▸ **DIRECTIONS FOR THIS TASK**: Repeat exactly the lines running from the first line of the data to the line containing "90,91,92,93,94,95,96,97,98,99,100,101];", both ends included, and nothing else; drop the pictures.

▸ **INFORMATION SUPPLIED**:
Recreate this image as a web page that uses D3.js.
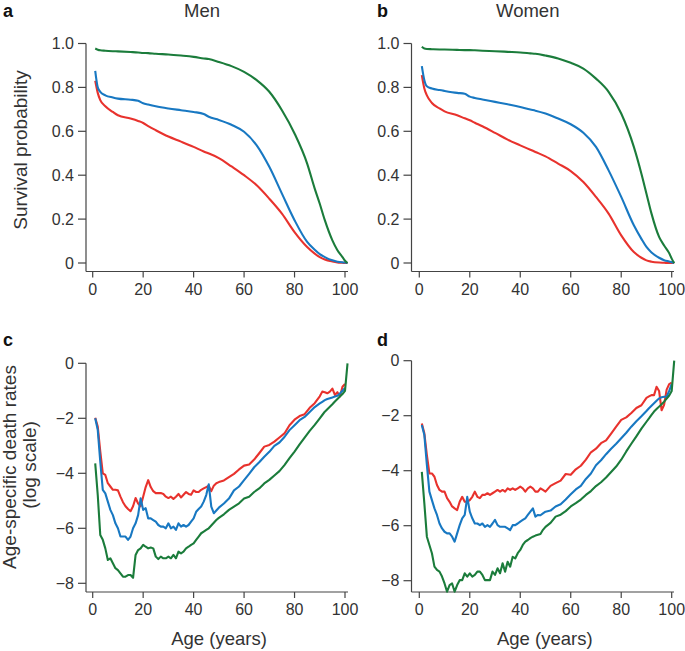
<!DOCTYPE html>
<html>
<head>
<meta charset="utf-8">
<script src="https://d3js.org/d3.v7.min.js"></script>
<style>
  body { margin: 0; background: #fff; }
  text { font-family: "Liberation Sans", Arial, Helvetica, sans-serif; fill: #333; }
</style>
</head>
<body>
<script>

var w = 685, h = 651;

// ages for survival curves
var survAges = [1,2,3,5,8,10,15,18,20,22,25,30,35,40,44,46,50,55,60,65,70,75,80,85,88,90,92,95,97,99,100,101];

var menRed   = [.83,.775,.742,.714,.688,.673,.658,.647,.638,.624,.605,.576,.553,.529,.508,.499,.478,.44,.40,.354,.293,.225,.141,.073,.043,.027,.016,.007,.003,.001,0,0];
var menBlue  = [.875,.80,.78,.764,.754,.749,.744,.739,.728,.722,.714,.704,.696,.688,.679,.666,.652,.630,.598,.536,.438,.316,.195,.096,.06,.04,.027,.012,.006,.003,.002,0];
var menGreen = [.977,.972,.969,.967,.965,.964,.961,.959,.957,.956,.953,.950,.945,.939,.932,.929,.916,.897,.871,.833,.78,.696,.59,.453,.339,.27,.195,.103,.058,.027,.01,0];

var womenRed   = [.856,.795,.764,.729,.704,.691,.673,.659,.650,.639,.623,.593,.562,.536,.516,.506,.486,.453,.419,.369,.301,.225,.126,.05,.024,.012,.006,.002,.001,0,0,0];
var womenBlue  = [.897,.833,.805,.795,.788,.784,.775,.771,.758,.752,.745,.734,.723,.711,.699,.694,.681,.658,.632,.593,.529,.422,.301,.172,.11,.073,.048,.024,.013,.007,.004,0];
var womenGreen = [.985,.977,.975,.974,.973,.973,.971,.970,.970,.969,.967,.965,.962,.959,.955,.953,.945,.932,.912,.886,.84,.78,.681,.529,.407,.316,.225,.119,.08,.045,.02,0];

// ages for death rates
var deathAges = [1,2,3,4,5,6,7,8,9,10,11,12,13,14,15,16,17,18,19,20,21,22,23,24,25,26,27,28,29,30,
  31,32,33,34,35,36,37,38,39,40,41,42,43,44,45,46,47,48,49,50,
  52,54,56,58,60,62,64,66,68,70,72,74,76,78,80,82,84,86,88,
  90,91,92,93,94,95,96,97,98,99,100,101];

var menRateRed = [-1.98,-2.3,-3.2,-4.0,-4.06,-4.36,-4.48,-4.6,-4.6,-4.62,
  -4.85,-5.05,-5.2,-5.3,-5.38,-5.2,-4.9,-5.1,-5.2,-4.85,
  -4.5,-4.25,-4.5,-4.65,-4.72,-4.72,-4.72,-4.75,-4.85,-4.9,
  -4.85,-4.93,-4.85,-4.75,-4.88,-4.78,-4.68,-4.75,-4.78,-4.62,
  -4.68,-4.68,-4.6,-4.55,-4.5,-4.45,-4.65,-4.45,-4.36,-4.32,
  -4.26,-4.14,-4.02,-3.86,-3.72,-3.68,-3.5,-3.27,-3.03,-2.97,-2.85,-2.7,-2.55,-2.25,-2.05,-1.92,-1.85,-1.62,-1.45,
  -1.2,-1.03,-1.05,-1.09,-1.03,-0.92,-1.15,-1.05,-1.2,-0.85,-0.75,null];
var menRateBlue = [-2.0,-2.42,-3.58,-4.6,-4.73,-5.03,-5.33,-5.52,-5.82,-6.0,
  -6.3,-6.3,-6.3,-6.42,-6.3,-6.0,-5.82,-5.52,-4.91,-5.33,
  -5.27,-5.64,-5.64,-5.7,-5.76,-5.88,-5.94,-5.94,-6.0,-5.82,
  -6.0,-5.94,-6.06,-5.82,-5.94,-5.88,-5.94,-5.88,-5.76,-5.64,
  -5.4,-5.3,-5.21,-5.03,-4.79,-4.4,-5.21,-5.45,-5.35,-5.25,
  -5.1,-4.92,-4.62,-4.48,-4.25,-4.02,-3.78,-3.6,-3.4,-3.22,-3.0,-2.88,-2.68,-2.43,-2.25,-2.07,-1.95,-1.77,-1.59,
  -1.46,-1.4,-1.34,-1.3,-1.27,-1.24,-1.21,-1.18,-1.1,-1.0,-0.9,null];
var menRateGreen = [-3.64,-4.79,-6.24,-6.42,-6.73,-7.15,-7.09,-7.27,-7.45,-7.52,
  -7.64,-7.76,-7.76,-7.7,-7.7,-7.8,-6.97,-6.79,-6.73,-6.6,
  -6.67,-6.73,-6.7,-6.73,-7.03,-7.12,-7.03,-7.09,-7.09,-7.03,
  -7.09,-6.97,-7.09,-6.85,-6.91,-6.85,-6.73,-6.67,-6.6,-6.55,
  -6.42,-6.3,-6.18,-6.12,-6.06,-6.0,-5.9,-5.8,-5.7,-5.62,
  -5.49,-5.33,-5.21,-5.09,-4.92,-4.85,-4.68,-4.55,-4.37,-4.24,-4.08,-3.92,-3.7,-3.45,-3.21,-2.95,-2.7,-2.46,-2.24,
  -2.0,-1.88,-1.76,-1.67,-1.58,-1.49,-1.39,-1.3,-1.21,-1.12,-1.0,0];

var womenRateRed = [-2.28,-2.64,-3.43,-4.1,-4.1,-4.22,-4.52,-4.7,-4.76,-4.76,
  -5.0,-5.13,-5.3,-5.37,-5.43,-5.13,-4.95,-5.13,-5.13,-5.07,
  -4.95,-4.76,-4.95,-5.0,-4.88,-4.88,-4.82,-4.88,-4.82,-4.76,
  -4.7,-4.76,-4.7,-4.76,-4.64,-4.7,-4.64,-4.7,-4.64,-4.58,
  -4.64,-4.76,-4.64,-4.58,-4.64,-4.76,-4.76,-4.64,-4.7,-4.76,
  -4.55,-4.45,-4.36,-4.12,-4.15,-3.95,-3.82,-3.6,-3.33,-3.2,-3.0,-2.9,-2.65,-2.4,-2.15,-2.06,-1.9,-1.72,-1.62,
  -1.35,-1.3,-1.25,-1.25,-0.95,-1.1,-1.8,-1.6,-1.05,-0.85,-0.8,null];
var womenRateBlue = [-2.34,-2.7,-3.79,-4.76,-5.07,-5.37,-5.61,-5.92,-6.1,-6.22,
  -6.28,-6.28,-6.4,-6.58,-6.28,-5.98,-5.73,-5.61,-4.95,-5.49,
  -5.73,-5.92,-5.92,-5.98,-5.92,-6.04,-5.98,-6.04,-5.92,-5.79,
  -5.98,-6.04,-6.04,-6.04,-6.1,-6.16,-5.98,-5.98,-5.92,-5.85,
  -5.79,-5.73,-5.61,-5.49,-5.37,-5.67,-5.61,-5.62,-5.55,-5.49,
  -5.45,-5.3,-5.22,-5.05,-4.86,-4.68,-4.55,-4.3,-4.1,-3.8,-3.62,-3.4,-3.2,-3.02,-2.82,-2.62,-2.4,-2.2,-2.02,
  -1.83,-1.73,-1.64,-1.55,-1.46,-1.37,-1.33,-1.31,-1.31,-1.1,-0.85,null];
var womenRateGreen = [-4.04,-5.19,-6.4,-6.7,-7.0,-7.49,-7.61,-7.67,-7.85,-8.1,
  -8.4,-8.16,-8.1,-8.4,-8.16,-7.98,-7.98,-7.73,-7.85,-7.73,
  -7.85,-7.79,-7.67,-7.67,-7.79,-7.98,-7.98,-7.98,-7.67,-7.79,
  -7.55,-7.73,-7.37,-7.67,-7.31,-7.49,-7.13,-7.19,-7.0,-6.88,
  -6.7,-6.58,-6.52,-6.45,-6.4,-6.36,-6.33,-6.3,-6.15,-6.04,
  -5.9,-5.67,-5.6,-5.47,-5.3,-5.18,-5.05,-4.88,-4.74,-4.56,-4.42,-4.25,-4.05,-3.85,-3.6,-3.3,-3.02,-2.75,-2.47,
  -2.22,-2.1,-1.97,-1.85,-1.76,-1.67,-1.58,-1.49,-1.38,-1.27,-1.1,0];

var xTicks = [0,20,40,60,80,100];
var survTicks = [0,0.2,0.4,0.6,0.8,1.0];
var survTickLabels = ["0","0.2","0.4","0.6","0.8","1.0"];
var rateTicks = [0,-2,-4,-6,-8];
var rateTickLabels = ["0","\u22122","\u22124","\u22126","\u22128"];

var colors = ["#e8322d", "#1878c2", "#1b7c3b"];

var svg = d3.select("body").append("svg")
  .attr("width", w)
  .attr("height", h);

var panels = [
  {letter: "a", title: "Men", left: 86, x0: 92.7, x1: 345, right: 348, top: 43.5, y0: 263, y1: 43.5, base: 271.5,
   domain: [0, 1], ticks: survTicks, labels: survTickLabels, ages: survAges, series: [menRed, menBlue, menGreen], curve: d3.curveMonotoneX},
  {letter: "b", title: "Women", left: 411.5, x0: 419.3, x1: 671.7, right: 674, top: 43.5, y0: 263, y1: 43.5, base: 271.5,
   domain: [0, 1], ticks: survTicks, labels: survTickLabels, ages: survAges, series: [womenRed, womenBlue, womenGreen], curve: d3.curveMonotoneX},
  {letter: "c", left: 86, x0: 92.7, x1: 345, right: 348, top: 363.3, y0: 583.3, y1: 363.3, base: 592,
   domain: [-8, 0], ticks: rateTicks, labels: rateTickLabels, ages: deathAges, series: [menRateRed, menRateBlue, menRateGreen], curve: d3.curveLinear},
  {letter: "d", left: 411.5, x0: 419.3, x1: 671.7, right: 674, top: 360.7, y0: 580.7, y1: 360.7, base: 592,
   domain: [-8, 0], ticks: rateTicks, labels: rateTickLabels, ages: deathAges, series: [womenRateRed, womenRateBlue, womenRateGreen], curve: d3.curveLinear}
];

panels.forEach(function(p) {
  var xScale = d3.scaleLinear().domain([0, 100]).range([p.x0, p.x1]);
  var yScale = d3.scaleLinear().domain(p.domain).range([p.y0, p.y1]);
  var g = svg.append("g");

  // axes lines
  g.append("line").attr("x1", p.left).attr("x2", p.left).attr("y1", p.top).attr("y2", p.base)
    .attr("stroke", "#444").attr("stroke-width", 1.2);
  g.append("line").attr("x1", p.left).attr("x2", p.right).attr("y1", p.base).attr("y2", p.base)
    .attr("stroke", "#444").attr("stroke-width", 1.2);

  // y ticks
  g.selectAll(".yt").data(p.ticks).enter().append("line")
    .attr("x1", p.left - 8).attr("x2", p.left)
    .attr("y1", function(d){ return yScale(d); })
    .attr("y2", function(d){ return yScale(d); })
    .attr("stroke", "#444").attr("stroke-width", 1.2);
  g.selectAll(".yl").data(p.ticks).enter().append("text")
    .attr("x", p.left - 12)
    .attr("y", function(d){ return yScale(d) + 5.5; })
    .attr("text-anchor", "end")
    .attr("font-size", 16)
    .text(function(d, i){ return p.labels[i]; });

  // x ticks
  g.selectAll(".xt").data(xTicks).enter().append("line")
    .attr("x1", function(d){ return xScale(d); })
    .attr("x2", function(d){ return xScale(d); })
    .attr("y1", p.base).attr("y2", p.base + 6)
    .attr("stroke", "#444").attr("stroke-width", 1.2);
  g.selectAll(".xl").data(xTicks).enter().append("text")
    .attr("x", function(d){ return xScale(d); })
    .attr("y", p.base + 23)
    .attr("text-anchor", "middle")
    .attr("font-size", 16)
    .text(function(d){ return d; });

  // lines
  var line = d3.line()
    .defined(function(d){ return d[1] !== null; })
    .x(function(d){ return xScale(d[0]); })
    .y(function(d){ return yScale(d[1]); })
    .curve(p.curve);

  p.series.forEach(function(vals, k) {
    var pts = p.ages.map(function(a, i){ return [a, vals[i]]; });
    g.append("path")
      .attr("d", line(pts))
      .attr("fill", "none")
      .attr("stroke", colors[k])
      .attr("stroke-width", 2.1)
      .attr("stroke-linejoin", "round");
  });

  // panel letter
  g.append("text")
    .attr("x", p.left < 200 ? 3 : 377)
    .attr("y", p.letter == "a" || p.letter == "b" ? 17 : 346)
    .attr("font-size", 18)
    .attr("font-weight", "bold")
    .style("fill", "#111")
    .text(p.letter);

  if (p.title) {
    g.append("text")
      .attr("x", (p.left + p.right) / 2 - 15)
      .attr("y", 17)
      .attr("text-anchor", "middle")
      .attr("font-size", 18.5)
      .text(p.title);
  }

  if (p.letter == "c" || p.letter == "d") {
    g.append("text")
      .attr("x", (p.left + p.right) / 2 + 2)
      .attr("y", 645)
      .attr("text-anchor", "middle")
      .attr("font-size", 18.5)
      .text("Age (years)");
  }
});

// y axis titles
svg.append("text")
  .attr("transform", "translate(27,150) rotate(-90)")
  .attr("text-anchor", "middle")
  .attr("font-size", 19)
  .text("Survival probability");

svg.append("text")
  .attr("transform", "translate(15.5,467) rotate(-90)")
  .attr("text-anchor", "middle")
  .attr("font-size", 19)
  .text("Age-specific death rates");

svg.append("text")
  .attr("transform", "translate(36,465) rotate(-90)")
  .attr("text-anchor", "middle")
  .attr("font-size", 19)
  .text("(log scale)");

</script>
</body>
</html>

▸ **COMPLETE RESPONSE**:
Recreate this image as a web page that uses D3.js.
<!DOCTYPE html>
<html>
<head>
<meta charset="utf-8">
<script src="https://d3js.org/d3.v7.min.js"></script>
<style>
  body { margin: 0; background: #fff; }
  text { font-family: "Liberation Sans", Arial, Helvetica, sans-serif; fill: #333; }
</style>
</head>
<body>
<script>

var w = 685, h = 651;

// ages for survival curves
var survAges = [1,2,3,5,8,10,15,18,20,22,25,30,35,40,44,46,50,55,60,65,70,75,80,85,88,90,92,95,97,99,100,101];

var menRed   = [.83,.775,.742,.714,.688,.673,.658,.647,.638,.624,.605,.576,.553,.529,.508,.499,.478,.44,.40,.354,.293,.225,.141,.073,.043,.027,.016,.007,.003,.001,0,0];
var menBlue  = [.875,.80,.78,.764,.754,.749,.744,.739,.728,.722,.714,.704,.696,.688,.679,.666,.652,.630,.598,.536,.438,.316,.195,.096,.06,.04,.027,.012,.006,.003,.002,0];
var menGreen = [.977,.972,.969,.967,.965,.964,.961,.959,.957,.956,.953,.950,.945,.939,.932,.929,.916,.897,.871,.833,.78,.696,.59,.453,.339,.27,.195,.103,.058,.027,.01,0];

var womenRed   = [.856,.795,.764,.729,.704,.691,.673,.659,.650,.639,.623,.593,.562,.536,.516,.506,.486,.453,.419,.369,.301,.225,.126,.05,.024,.012,.006,.002,.001,0,0,0];
var womenBlue  = [.897,.833,.805,.795,.788,.784,.775,.771,.758,.752,.745,.734,.723,.711,.699,.694,.681,.658,.632,.593,.529,.422,.301,.172,.11,.073,.048,.024,.013,.007,.004,0];
var womenGreen = [.985,.977,.975,.974,.973,.973,.971,.970,.970,.969,.967,.965,.962,.959,.955,.953,.945,.932,.912,.886,.84,.78,.681,.529,.407,.316,.225,.119,.08,.045,.02,0];

// ages for death rates
var deathAges = [1,2,3,4,5,6,7,8,9,10,11,12,13,14,15,16,17,18,19,20,21,22,23,24,25,26,27,28,29,30,
  31,32,33,34,35,36,37,38,39,40,41,42,43,44,45,46,47,48,49,50,
  52,54,56,58,60,62,64,66,68,70,72,74,76,78,80,82,84,86,88,
  90,91,92,93,94,95,96,97,98,99,100,101];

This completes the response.